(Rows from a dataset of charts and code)
▼

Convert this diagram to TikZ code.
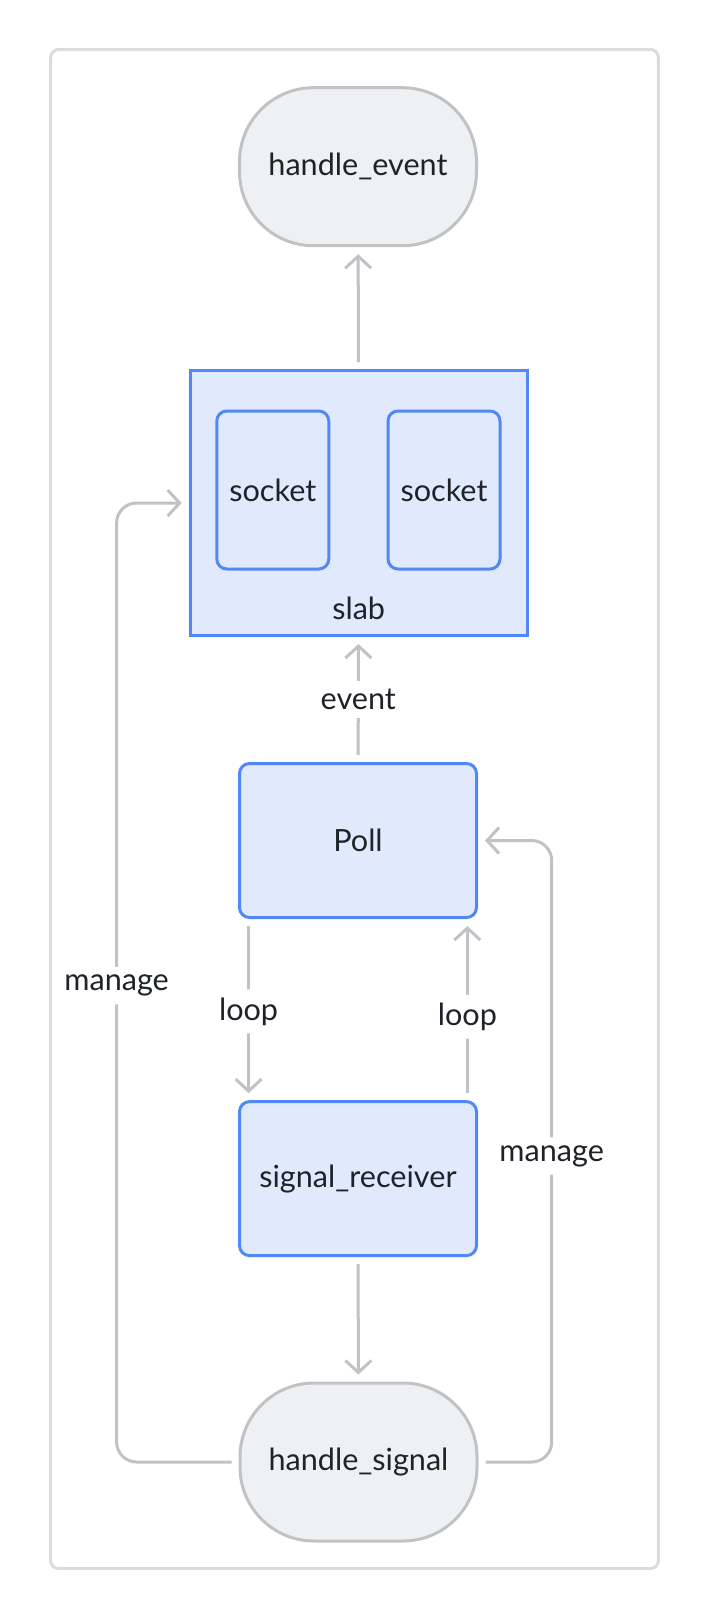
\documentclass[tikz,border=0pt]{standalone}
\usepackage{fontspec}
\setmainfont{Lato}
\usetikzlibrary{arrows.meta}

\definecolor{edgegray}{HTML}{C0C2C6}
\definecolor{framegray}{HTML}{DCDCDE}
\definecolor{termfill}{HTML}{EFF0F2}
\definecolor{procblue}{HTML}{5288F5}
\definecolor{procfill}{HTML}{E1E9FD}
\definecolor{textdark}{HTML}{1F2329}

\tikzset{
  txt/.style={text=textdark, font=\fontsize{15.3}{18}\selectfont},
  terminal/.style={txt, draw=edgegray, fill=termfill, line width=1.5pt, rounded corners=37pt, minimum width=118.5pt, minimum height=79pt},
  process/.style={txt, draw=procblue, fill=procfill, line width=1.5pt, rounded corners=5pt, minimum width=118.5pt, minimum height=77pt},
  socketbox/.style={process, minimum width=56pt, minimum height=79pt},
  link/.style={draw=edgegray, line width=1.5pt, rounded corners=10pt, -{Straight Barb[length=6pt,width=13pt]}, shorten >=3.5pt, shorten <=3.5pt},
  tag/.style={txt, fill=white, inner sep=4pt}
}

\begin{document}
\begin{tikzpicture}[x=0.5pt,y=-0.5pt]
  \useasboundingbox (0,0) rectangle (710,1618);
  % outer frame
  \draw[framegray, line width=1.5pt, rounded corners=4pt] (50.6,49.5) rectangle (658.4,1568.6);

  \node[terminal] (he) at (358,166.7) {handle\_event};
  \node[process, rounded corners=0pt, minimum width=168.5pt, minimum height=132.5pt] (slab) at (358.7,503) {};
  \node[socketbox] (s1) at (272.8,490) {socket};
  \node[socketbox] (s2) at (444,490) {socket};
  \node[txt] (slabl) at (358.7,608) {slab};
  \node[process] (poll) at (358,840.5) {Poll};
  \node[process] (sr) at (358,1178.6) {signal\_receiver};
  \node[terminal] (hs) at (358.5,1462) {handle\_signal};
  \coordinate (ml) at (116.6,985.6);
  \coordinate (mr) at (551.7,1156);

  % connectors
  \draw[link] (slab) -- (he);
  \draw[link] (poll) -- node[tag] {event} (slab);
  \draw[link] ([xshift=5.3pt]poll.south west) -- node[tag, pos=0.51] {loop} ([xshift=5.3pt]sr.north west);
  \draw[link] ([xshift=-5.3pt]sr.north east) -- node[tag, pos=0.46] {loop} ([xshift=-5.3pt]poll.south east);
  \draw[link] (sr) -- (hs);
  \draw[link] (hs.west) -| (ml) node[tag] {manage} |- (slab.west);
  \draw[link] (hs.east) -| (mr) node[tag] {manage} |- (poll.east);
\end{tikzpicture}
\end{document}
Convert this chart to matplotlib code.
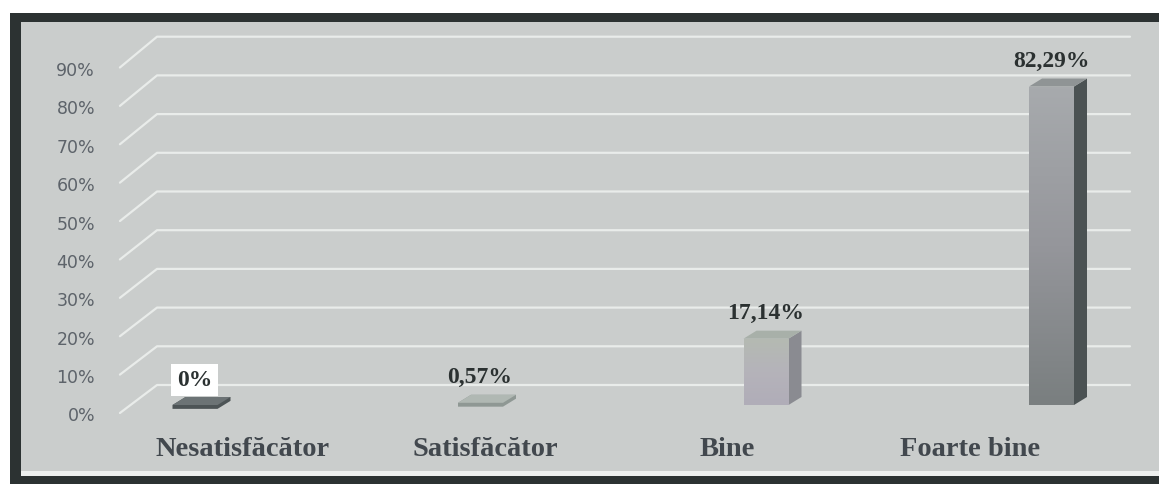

▲

**TASK DIRECTIONS**
Repeat every record above exactly, but leave out any pictures.

**ANSWER TO THE EXERCISE**
Convert this diagram to TikZ code.
\documentclass[tikz,border=0pt]{standalone}
\usepackage{fontspec}
\setmainfont{Lato}
\usetikzlibrary{arrows.meta}

\definecolor{edgegray}{HTML}{C0C2C6}
\definecolor{framegray}{HTML}{DCDCDE}
\definecolor{termfill}{HTML}{EFF0F2}
\definecolor{procblue}{HTML}{5288F5}
\definecolor{procfill}{HTML}{E1E9FD}
\definecolor{textdark}{HTML}{1F2329}

\tikzset{
  txt/.style={text=textdark, font=\fontsize{15.3}{18}\selectfont},
  terminal/.style={txt, draw=edgegray, fill=termfill, line width=1.5pt, rounded corners=37pt, minimum width=118.5pt, minimum height=79pt},
  process/.style={txt, draw=procblue, fill=procfill, line width=1.5pt, rounded corners=5pt, minimum width=118.5pt, minimum height=77pt},
  socketbox/.style={process, minimum width=56pt, minimum height=79pt},
  link/.style={draw=edgegray, line width=1.5pt, rounded corners=10pt, -{Straight Barb[length=6pt,width=13pt]}, shorten >=3.5pt, shorten <=3.5pt},
  tag/.style={txt, fill=white, inner sep=4pt}
}

\begin{document}
\begin{tikzpicture}[x=0.5pt,y=-0.5pt]
  \useasboundingbox (0,0) rectangle (710,1618);
  % outer frame
  \draw[framegray, line width=1.5pt, rounded corners=4pt] (50.6,49.5) rectangle (658.4,1568.6);

  \node[terminal] (he) at (358,166.7) {handle\_event};
  \node[process, rounded corners=0pt, minimum width=168.5pt, minimum height=132.5pt] (slab) at (358.7,503) {};
  \node[socketbox] (s1) at (272.8,490) {socket};
  \node[socketbox] (s2) at (444,490) {socket};
  \node[txt] (slabl) at (358.7,608) {slab};
  \node[process] (poll) at (358,840.5) {Poll};
  \node[process] (sr) at (358,1178.6) {signal\_receiver};
  \node[terminal] (hs) at (358.5,1462) {handle\_signal};
  \coordinate (ml) at (116.6,985.6);
  \coordinate (mr) at (551.7,1156);

  % connectors
  \draw[link] (slab) -- (he);
  \draw[link] (poll) -- node[tag] {event} (slab);
  \draw[link] ([xshift=5.3pt]poll.south west) -- node[tag, pos=0.51] {loop} ([xshift=5.3pt]sr.north west);
  \draw[link] ([xshift=-5.3pt]sr.north east) -- node[tag, pos=0.46] {loop} ([xshift=-5.3pt]poll.south east);
  \draw[link] (sr) -- (hs);
  \draw[link] (hs.west) -| (ml) node[tag] {manage} |- (slab.west);
  \draw[link] (hs.east) -| (mr) node[tag] {manage} |- (poll.east);
\end{tikzpicture}
\end{document}
Convert this chart to matplotlib code.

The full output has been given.